In an effort to combat wage inequality, Maine Governor Mills signed LD278, an amendment to the Maine Human Rights Act and Equal Pay Law. The amendment added a salary history ban (i.e., prohibiting employers for asking for current or previous salary from candidates) and expanded pay transparency. The passing of this legislature in 2019 made Maine the 8th state to enact a salary history ban.
Summary of the Amended Human Rights Act:
- An employer inquiring wage history of a prospective employee, whether it be directly or indirectly through an employment agency is considered evidence of discrimination with respect to compensation unless “an offer of employment that includes all terms of compensation has been negotiated and made to the prospective employee.” It is considered discrimination if the employer requires that the prior wage history meets certain criteria. If a prospective employee voluntarily discloses their wage history, without prompt from employer or employment agency, the employer may ask the prospective employee to confirm the information prior to an employment offer.
- Employers cannot prohibit employees from disclosing their own wages, or from inquiring about or disclosing another employee’s wages.
- Employers are prohibited from discriminating between employees on the basis of sex by paying an employee a lower rate than an employee of the opposite sex for work that is comparable in skill, effort, and responsibility. Pay differentials based on “established seniority or merit increase systems or difference in the shift or time of the day worked that do not discriminate on the basis of sex are not within this prohibition.”

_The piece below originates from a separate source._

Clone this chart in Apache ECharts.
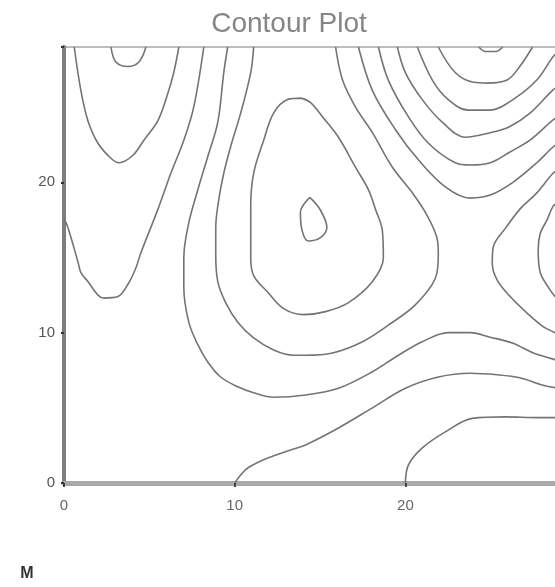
<!DOCTYPE html>
<html>
<head>
<meta charset="utf-8">
<script src="https://cdn.jsdelivr.net/npm/echarts@6/dist/echarts.min.js"></script>
<style>
html,body{margin:0;padding:0;background:#fff;}
#chart{width:555px;height:587px;}
</style>
</head>
<body>
<div id="chart"></div>
<script>
// Axis setup
const xTicks = [0, 10, 20];
const yTicks = [0, 10, 20];
const axisMax = 29;

// Contour lines, as [x, y] pairs in data units
const contourV = [[0.6,29],[0.99,26.1],[1.4,24.1],[1.99,22.6],[2.75,21.6],[3.22,21.3],[4.04,21.8],[4.68,22.8],[5.5,24.1],[6.08,25.9],[6.43,27.3],[6.73,29]];
const contourCupLeft = [[2.75,29],[3.04,28.0],[3.74,27.7],[4.39,28.0],[4.8,29]];
const contourC = [[8.19,29],[7.6,25.0],[7.02,22.8],[6.26,20.6],[5.5,18.2],[4.5,15.3],[4.21,14.3],[3.74,13.2],[3.16,12.4],[2.34,12.3],[1.99,12.5],[1.4,13.4],[0.99,14.0],[0.82,14.7],[0.23,17.0],[0,17.6]];
const contourD = [[9.59,29],[9.36,27.3],[9.01,24.0],[8.42,21.7],[7.84,19.5],[7.31,17.3],[7.02,15.0],[7.02,13.0],[7.31,10.7],[7.84,9.2],[8.42,8.05],[9.18,7.05],[10.18,6.4],[11.11,6.0],[12.28,5.7],[14.15,5.85],[16.08,6.3],[18.07,7.4],[19.59,8.5],[20.99,9.4],[22.51,10.0],[23.8,10.0],[24.97,9.7],[26.3,9.3],[27.5,8.65],[28.77,8.2],[29,8.1]];
const contourE = [[11.11,29],[10.94,27.3],[10.35,24.6],[9.77,22.4],[9.36,20.6],[9.06,18.8],[8.89,17.0],[8.89,15.2],[9.01,13.4],[9.47,12.0],[10.18,10.7],[11.11,9.65],[12.28,8.85],[13.45,8.5],[14.15,8.5],[15.73,8.65],[17.49,9.4],[19.0,10.5],[20.58,11.85],[21.75,13.6],[21.93,15.2],[21.87,16.2],[21.17,18.0],[20.41,19.3],[19.24,21.0],[18.07,23.3],[17.08,25.0],[16.32,26.8],[15.91,29]];
const contourF = [[13.9,25.6],[13.1,25.5],[12.28,24.6],[11.7,22.8],[11.11,20.6],[10.94,18.4],[10.94,15.0],[11.11,13.8],[11.93,12.7],[12.87,11.6],[14.04,11.2],[15.32,11.4],[16.67,12.0],[18.07,13.4],[18.71,15.0],[18.65,16.8],[18.25,18.2],[17.84,19.5],[17.08,21.0],[16.08,23.0],[15.15,24.35],[14.45,25.3],[13.9,25.6]];
const contourPeak = [[14.4,19.0],[15.0,18.2],[15.4,17.0],[15.0,16.3],[14.3,16.1],[13.95,16.8],[13.85,18.0],[14.4,19.0]];
const contourCup1 = [[21.93,29],[22.92,27.3],[24.0,26.65],[24.8,26.6],[25.96,26.8],[26.7,27.7],[27.45,29]];
const contourTiny = [[24.3,29],[24.7,28.7],[25.3,28.7],[25.7,29]];
const contourCup2 = [[20.7,29],[21.58,26.8],[22.51,25.5],[23.68,24.8],[24.97,24.8],[26.3,25.5],[27.7,26.8],[28.65,28.35],[29,28.7]];
const contourCup3 = [[19.53,29],[20.0,27.3],[20.99,25.5],[22.16,24.0],[23.51,23.0],[24.97,23.3],[26.1,23.7],[27.3,24.6],[28.65,26.15],[29,26.4]];
const contourCup4 = [[18.42,29],[19.0,26.8],[20.18,24.35],[21.35,22.6],[22.92,21.3],[23.8,21.15],[24.97,21.3],[26.1,22.0],[27.3,22.8],[28.65,24.15],[29,24.4]];
const contourCup5 = [[17.25,29],[18.07,26.1],[19.42,23.5],[20.76,21.5],[22.34,19.7],[23.8,18.95],[24.97,19.15],[26.3,20.0],[27.7,21.3],[28.65,22.35],[29,22.6]];
const contourParen = [[29,20.85],[28.65,20.6],[27.7,19.3],[26.7,18.2],[25.9,17.0],[25.15,15.7],[25.09,14.6],[25.38,13.5],[26.14,12.4],[27.13,11.3],[28.07,10.4],[28.77,10.0],[29,9.9]];
const contourInnerRight = [[29,18.7],[28.65,18.4],[28.3,17.5],[27.9,16.6],[27.78,15.5],[27.9,14.0],[28.36,13.05],[28.77,12.4],[29,12.2]];
const contourG = [[10.0,0],[10.35,0.53],[10.76,1.0],[11.93,1.66],[13.27,2.2],[14.15,2.53],[16.08,3.66],[18.07,5.0],[20.0,6.3],[21.93,7.05],[23.8,7.3],[25.38,7.2],[26.7,7.0],[28.07,6.5],[29,6.3]];
const contourH = [[20.0,0],[20.18,1.2],[20.99,2.33],[22.34,3.4],[23.92,4.3],[25.85,4.4],[27.78,4.35],[29,4.35]];

const contours = [contourV, contourCupLeft, contourC, contourD, contourE, contourF, contourPeak,
  contourCup1, contourTiny, contourCup2, contourCup3, contourCup4, contourCup5,
  contourParen, contourInnerRight, contourG, contourH];

const chart = echarts.init(document.getElementById('chart'), null, {renderer: 'canvas'});
const lineColor = '#747474';

const option = {
  animation: false,
  backgroundColor: '#ffffff',
  textStyle: {fontFamily: 'Liberation Sans, Arial, sans-serif'},
  grid: {
    left: 64, top: 47, width: 495, height: 436,
    containLabel: false, outerBoundsMode: 'none',
    show: true, borderColor: '#bdbdbd', borderWidth: 2, backgroundColor: 'transparent'
  },
  xAxis: {
    type: 'value', min: 0, max: axisMax, interval: 10,
    axisLine: {show: true, onZero: false, lineStyle: {color: '#a9a9a9', width: 5}},
    axisTick: {show: true, length: 4, lineStyle: {color: '#444', width: 2}},
    axisLabel: {
      margin: 15, fontSize: 15, color: '#666',
      formatter: v => xTicks.indexOf(v) >= 0 ? String(v) : ''
    },
    splitLine: {show: false}
  },
  yAxis: {
    type: 'value', min: 0, max: axisMax, interval: 10,
    axisLine: {show: true, onZero: false, lineStyle: {color: '#7d7d7d', width: 4}},
    axisTick: {show: true, length: 3, lineStyle: {color: '#333', width: 2}},
    axisLabel: {
      margin: 9, fontSize: 15, color: '#555',
      formatter: v => yTicks.indexOf(v) >= 0 ? String(v) : ''
    },
    splitLine: {show: false}
  },
  series: contours.map((c, i) => ({
    type: 'line',
    name: 'contour' + i,
    data: c,
    smooth: 0.35,
    showSymbol: false,
    symbol: 'none',
    clip: true,
    lineStyle: {color: lineColor, width: 1.6},
    z: 3
  })),
  graphic: [
    {type: 'text', x: 289, y: 24, z: 10,
     style: {text: 'Contour Plot', fill: '#858585', fontSize: 28, fontFamily: 'Liberation Sans, Arial, sans-serif',
             textAlign: 'center', textVerticalAlign: 'middle'}},
    {type: 'text', x: 27, y: 574, z: 10,
     style: {text: 'M', fill: '#333', fontSize: 16, fontWeight: 'bold', fontFamily: 'Liberation Sans, Arial, sans-serif',
             textAlign: 'center', textVerticalAlign: 'middle'}}
  ]
};
chart.setOption(option);
</script>
</body>
</html>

What does this mean for employers?
As pay equity continues to be a concern for many legislators, many states have enacted salary history bans, with some states making strides towards full pay transparency. One of the main reasons that pay transparency and salary history bans are becoming more prominent is because they have been shown to help reduce gender and race-based wage gaps. Due to these changes, it is important for employers to evaluate their compensation practices and ensure that there are no pay discrepancies within comparable jobs. Conducting a robust pay equity analysis can help employers determine whether there are any pay differences based on demographics and where you can make necessary adjustments. This approach will not only keep employers ahead of the continuously changing legislature, but it will help take strides towards a more equitable workforce.